Unlike House Bill 2, state pensions and other benefits for state employees seldom land on the front page. But there’s money involved. Real money.

For example, the state has promised to provide every state employee with free health insurance after they retire, for life. But, it turns out, there’s one hitch: Not one penny has been set aside to pay those bills. How big a problem is that? It’s an unfunded liability of $26 billion that’s going to land on taxpayer’s doorsteps when the bills come due.

The state’s second promise – to provide pensions for all state employees – has been funded. Money has been set aside. But the question is, is it enough?

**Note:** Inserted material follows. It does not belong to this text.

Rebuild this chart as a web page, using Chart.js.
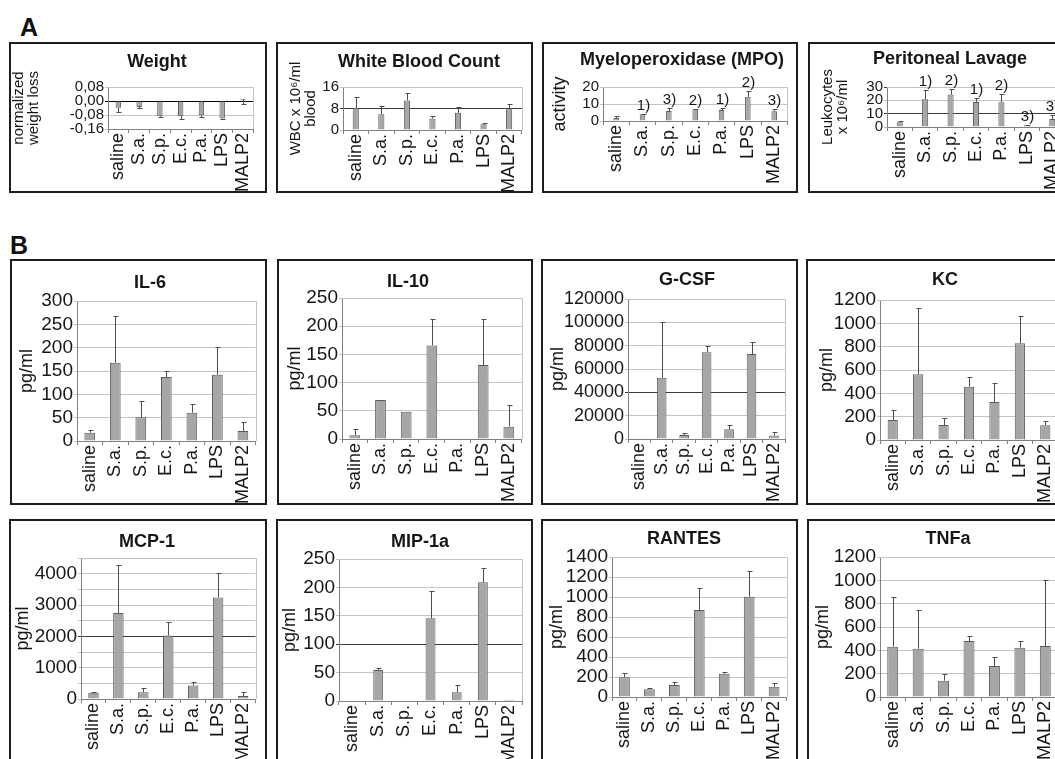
<!DOCTYPE html>
<html>
<head>
<meta charset="utf-8">
<script src="https://cdn.jsdelivr.net/npm/chart.js@4.4.0/dist/chart.umd.min.js"></script>
<style>
html, body { margin: 0; padding: 0; background: #fff; }
body { width: 1055px; height: 759px; overflow: hidden; position: relative; font-family: "Liberation Sans", Arial, sans-serif; }
.panel { position: absolute; border: 2px solid #1e1e1e; box-sizing: border-box; background: #fff; overflow: hidden; }
.panel canvas { display: block; }
.letter { position: absolute; font-weight: bold; font-size: 25px; line-height: 1; color: #111; }
</style>
</head>
<body>
<div class="letter" style="left:20px;top:15px">A</div>
<div class="letter" style="left:10px;top:233px">B</div>
<script>
// Cytokine / inflammation panels, one bar chart per box

const CATEGORIES = ["saline", "S.a.", "S.p.", "E.c.", "P.a.", "LPS", "MALP2"];

// --- A ---
const weightLoss    = [-0.038, -0.034, -0.087, -0.087, -0.082, -0.100, 0.010];
const weightLossErr = [0.025, 0.006, 0.004, 0.013, 0.008, 0.003, 0.025];

const wbc    = [8.2, 5.9, 11.0, 4.3, 6.4, 2.1, 7.7];
const wbcErr = [4.1, 2.9, 2.8, 1.0, 2.2, 0.6, 1.8];

const mpo      = [1.8, 4.0, 5.9, 6.9, 6.4, 14.3, 5.8];
const mpoErr   = [1.2, 0.4, 2.0, 0.4, 1.3, 3.3, 1.5];
const mpoNotes = ["", "1)", "3)", "2)", "1)", "2)", "3)"];

const lavage      = [3.5, 20.8, 24.3, 18.8, 18.6, 1.3, 6.0];
const lavageErr   = [1.0, 7.2, 4.5, 2.6, 6.5, 0.5, 3.0];
const lavageNotes = ["", "1)", "2)", "1)", "2)", "3)", "3)"];

// --- B ---
const il6    = [17.9, 167.8, 50.7, 137, 60.7, 142, 21.4];
const il6Err = [5.7, 100, 34, 13, 18, 59, 20];

const il10    = [6.5, 69, 48.5, 166, 1, 131, 21.9];
const il10Err = [10.5, 0, 0, 46, 0, 81, 38];

const gcsf    = [300, 52500, 3500, 74300, 8300, 72800, 2900];
const gcsfErr = [0, 48000, 1500, 5400, 3700, 10000, 2800];

const kc    = [171, 563, 128, 457, 326, 829, 126];
const kcErr = [86, 566, 58, 86, 160, 237, 40];

const mcp1    = [203, 2741, 213, 2027, 427, 3243, 96];
const mcp1Err = [32, 1526, 128, 437, 106, 778, 117];

const mip1a    = [0, 54.6, 0, 145.6, 15.3, 209, 2];
const mip1aErr = [0, 2.9, 0, 48, 12.7, 26, 0];

const rantes    = [197, 77, 120, 870, 233, 1003, 103];
const rantesErr = [46, 16, 33, 217, 20, 257, 40];

const tnfa    = [431, 414, 140, 480, 266, 423, 437];
const tnfaErr = [429, 332, 57, 46, 80, 60, 566];

const FONT = "'Liberation Sans', Arial, sans-serif";
const TEXT = "#161616";

function commaFmt(v) {
  if (Math.abs(v) < 1e-9) return "0,00";
  return v.toFixed(2).replace(".", ",");
}
function thousandsOnly(v) {
  return v % 1000 === 0 ? v : "";
}

// box = outer border rect, plot = chart area (l, t, r, b), page coordinates
var panels = [
  { title: "Weight", titleAt: [157, 62], box: [9, 42, 258, 151], plot: [108, 87, 259, 129],
    values: weightLoss, errors: weightLossErr, dir: -1, min: -0.16, max: 0.08, step: 0.08, fmt: commaFmt,
    yTitle: ["normalized", "weight loss"], yTitleSize: 15, yTitleLH: 1.0, yTitlePad: 0,
    tickSize: 15, bar: 0.26, dark: [0] },
  { title: "White Blood Count", titleAt: [419, 62], box: [276, 42, 257, 151], plot: [343, 87, 527, 130],
    values: wbc, errors: wbcErr, dir: 1, min: 0, max: 16, step: 8,
    yTitle: ["WBC x 10\u2076/ml", "blood"], yTitleSize: 15, yTitleLH: 0.95, yTitlePad: 11,
    tickSize: 15, bar: 0.24, dark: [8] },
  { title: "Myeloperoxidase (MPO)", titleAt: [682, 60], box: [542, 42, 256, 151], plot: [603, 87, 793, 121],
    values: mpo, errors: mpoErr, notes: mpoNotes, dir: 1, min: 0, max: 20, step: 10,
    yTitle: "activity", yTitleSize: 18, yTitleLH: 1.2, yTitlePad: 5,
    tickSize: 15, bar: 0.21, dark: [] },
  { title: "Peritoneal Lavage", titleAt: [950, 59], box: [808, 42, 270, 151], plot: [887, 87, 1065, 127],
    values: lavage, errors: lavageErr, notes: lavageNotes, dir: 1, min: 0, max: 30, step: 10,
    yTitle: ["Leukocytes", "x 10\u2076/ml"], yTitleSize: 15, yTitleLH: 1.0, yTitlePad: 10,
    tickSize: 15, bar: 0.24, dark: [10, 30] },

  { title: "IL-6", titleAt: [150, 283], box: [10, 259, 257, 246], plot: [77, 301, 258, 441],
    values: il6, errors: il6Err, dir: 1, min: 0, max: 300, step: 50,
    yTitle: "pg/ml", yTitleSize: 18, yTitleLH: 1.2, yTitlePad: 4, tickSize: 19, bar: 0.42, dark: [] },
  { title: "IL-10", titleAt: [408, 282], box: [277, 259, 256, 246], plot: [342, 298, 523, 439],
    values: il10, errors: il10Err, dir: 1, min: 0, max: 250, step: 50,
    yTitle: "pg/ml", yTitleSize: 18, yTitleLH: 1.2, yTitlePad: 5, tickSize: 19, bar: 0.42, dark: [] },
  { title: "G-CSF", titleAt: [687, 280], box: [541, 259, 257, 246], plot: [628, 299, 790, 439],
    values: gcsf, errors: gcsfErr, dir: 1, min: 0, max: 120000, step: 20000,
    yTitle: "pg/ml", yTitleSize: 18, yTitleLH: 1.2, yTitlePad: 4, tickSize: 18, bar: 0.43, dark: [40000] },
  { title: "KC", titleAt: [945, 280], box: [806, 259, 270, 246], plot: [880, 300, 1058, 440],
    values: kc, errors: kcErr, dir: 1, min: 0, max: 1200, step: 200,
    yTitle: "pg/ml", yTitleSize: 18, yTitleLH: 1.2, yTitlePad: 8, tickSize: 19, bar: 0.40, dark: [] },

  { title: "MCP-1", titleAt: [147, 542], box: [9, 519, 258, 260], plot: [81, 558, 260, 699],
    values: mcp1, errors: mcp1Err, dir: 1, min: 0, max: 4500, step: 500, fmt: thousandsOnly,
    yTitle: "pg/ml", yTitleSize: 18, yTitleLH: 1.2, yTitlePad: 1, tickSize: 19, bar: 0.42, dark: [2000] },
  { title: "MIP-1a", titleAt: [420, 542], box: [276, 519, 257, 260], plot: [339, 559, 525, 701],
    values: mip1a, errors: mip1aErr, dir: 1, min: 0, max: 250, step: 50,
    yTitle: "pg/ml", yTitleSize: 18, yTitleLH: 1.2, yTitlePad: 1, tickSize: 19, bar: 0.38, dark: [100] },
  { title: "RANTES", titleAt: [684, 539], box: [541, 519, 257, 260], plot: [612, 557, 792, 697],
    values: rantes, errors: rantesErr, dir: 1, min: 0, max: 1400, step: 200,
    yTitle: "pg/ml", yTitleSize: 18, yTitleLH: 1.2, yTitlePad: 3, tickSize: 19, bar: 0.43, dark: [] },
  { title: "TNFa", titleAt: [948, 539], box: [807, 519, 270, 260], plot: [880, 557, 1058, 697],
    values: tnfa, errors: tnfaErr, dir: 1, min: 0, max: 1200, step: 200,
    yTitle: "pg/ml", yTitleSize: 18, yTitleLH: 1.2, yTitlePad: 3, tickSize: 19, bar: 0.43, dark: [] }
];

// --- Plugins ---

var panelTitle = {
  id: "panelTitle",
  afterDraw: function(chart, args, opts) {
    var ctx = chart.ctx;
    ctx.save();
    ctx.font = "bold 18px " + FONT;
    ctx.fillStyle = TEXT;
    ctx.textAlign = "center";
    ctx.textBaseline = "middle";
    ctx.fillText(opts.text, opts.x, opts.y);
    ctx.restore();
  }
};

var plotFrame = {
  id: "plotFrame",
  beforeDatasetsDraw: function(chart) {
    var a = chart.chartArea, ctx = chart.ctx;
    ctx.save();
    ctx.strokeStyle = "#c2c2c2";
    ctx.lineWidth = 1;
    ctx.beginPath();
    ctx.moveTo(a.left, Math.round(a.top) + 0.5);
    ctx.lineTo(Math.round(a.right) + 0.5, Math.round(a.top) + 0.5);
    ctx.lineTo(Math.round(a.right) + 0.5, a.bottom);
    ctx.stroke();
    ctx.restore();
  }
};

var errorBars = {
  id: "errorBars",
  afterDatasetsDraw: function(chart, args, opts) {
    var meta = chart.getDatasetMeta(0);
    var y = chart.scales.y;
    var ctx = chart.ctx;
    ctx.save();
    ctx.strokeStyle = "#4d4d4d";
    ctx.fillStyle = TEXT;
    ctx.lineWidth = 1;
    ctx.font = "15px " + FONT;
    ctx.textAlign = "center";
    ctx.textBaseline = "bottom";
    for (var i = 0; i < opts.values.length; i++) {
      var v = opts.values[i];
      var e = opts.errors[i];
      var x = Math.round(meta.data[i].x) + 0.5;
      var y0 = y.getPixelForValue(v);
      var y1 = Math.round(y.getPixelForValue(v + opts.dir * e)) + 0.5;
      if (e > 0) {
        ctx.beginPath();
        ctx.moveTo(x, y0);
        ctx.lineTo(x, y1);
        ctx.moveTo(x - 2, y1);
        ctx.lineTo(x + 3, y1);
        ctx.stroke();
      }
      if (opts.notes && opts.notes[i]) {
        ctx.fillText(opts.notes[i], x, Math.min(y0, y1) - 1);
      }
    }
    ctx.restore();
  }
};

// --- Build panels ---

function makePanel(p) {
  var div = document.createElement("div");
  div.className = "panel";
  div.style.left = p.box[0] + "px";
  div.style.top = p.box[1] + "px";
  div.style.width = p.box[2] + "px";
  div.style.height = p.box[3] + "px";
  var canvas = document.createElement("canvas");
  var cw = p.box[2] - 4, ch = p.box[3] - 4;
  canvas.width = cw;
  canvas.height = ch;
  div.appendChild(canvas);
  document.body.appendChild(div);

  var ox = p.box[0] + 2, oy = p.box[1] + 2;
  var yWidth = p.plot[0] - ox;
  var xHeight = oy + ch - p.plot[3];
  var dark = p.dark;

  new Chart(canvas, {
    type: "bar",
    data: {
      labels: CATEGORIES,
      datasets: [{
        data: p.values,
        backgroundColor: "#a6a6a6",
        borderColor: "#5c5c5c",
        borderWidth: 1,
        barPercentage: p.bar,
        categoryPercentage: 1
      }]
    },
    options: {
      responsive: false,
      animation: false,
      layout: { padding: { top: p.plot[1] - oy, right: ox + cw - p.plot[2], left: 0, bottom: 0 } },
      plugins: {
        legend: { display: false },
        tooltip: { enabled: false },
        panelTitle: { text: p.title, x: p.titleAt[0] - ox, y: p.titleAt[1] - oy },
        errorBars: { values: p.values, errors: p.errors, notes: p.notes || null, dir: p.dir }
      },
      scales: {
        x: {
          grid: { offset: true, drawOnChartArea: false, tickLength: 4, color: "#808080" },
          border: { color: "#808080" },
          ticks: { minRotation: 90, maxRotation: 90, autoSkip: false, padding: 0, color: TEXT,
                   font: { family: FONT, size: 18 } },
          afterFit: function(s) { s.height = xHeight; }
        },
        y: {
          min: p.min,
          max: p.max,
          ticks: {
            stepSize: p.step,
            autoSkip: false,
            padding: 1,
            color: TEXT,
            font: { family: FONT, size: p.tickSize },
            callback: p.fmt || function(v) { return v; }
          },
          grid: {
            tickLength: 3,
            color: function(c) {
              for (var k = 0; k < dark.length; k++) {
                if (Math.abs(c.tick.value - dark[k]) < 1e-9) return dark[k] === 0 ? "#000" : "#3c3c3c";
              }
              return "#c4c4c4";
            }
          },
          border: { color: "#808080" },
          title: {
            display: true,
            text: p.yTitle,
            color: TEXT,
            padding: { top: p.yTitlePad, bottom: 0 },
            font: { family: FONT, size: p.yTitleSize, lineHeight: p.yTitleLH }
          },
          afterFit: function(s) { s.width = yWidth; }
        }
      }
    },
    plugins: [panelTitle, plotFrame, errorBars]
  });
}

panels.forEach(makePanel);
</script>
</body>
</html>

Using widely accepted actuarial tables, the pension system is $3.7 billion short of being fully funded. That may sound like a big miss but in the pension world it’s not bad, making NC one of the best funded systems in the country. But now, like a category 4 hurricane, two outside storms are heading our way that could make matters a lot worse.

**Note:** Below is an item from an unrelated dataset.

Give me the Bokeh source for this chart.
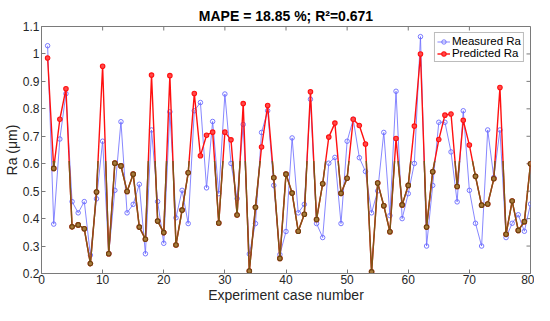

A state employee can retire with full benefits after working 27.5 to 30 years. That means it is possible for a state employee to retire with a pension and free health insurance when he or she is forty-five years old.

If a state employee retires at age fifty and lives to be eighty – that’s thirty years of benefits. Second, to remain solvent the state’s pension fund needs to earn a return of 7.25% each year.

However, that’s a pretty steep mountain to climb. The policies of today’s politically controlled central banks (including our own Federal Reserve) make reaching that goal nearly impossible.

The risks here are enormous: If the pension fund earns a 2.5% return instead of 7.25% then the taxpayers face a staggering bill of $47 billion.

Obviously, piling up debt to fund pensions and retirement benefits comes with enormous risk. We’re digging a massive financial hole that’s getting deeper every year.

In the long run we might be better off to simply pay new employees cold hard cash – by raising their pay – and make them responsible for their own pensions and health care benefits. Then if they set aside enough money to retire when they’re 50, more power to them.

As I said, unlike social issues, pensions and state benefits hardly make the front page. They’re boring stuff. But they’re also real money. And someone’s going to have to pay the bill.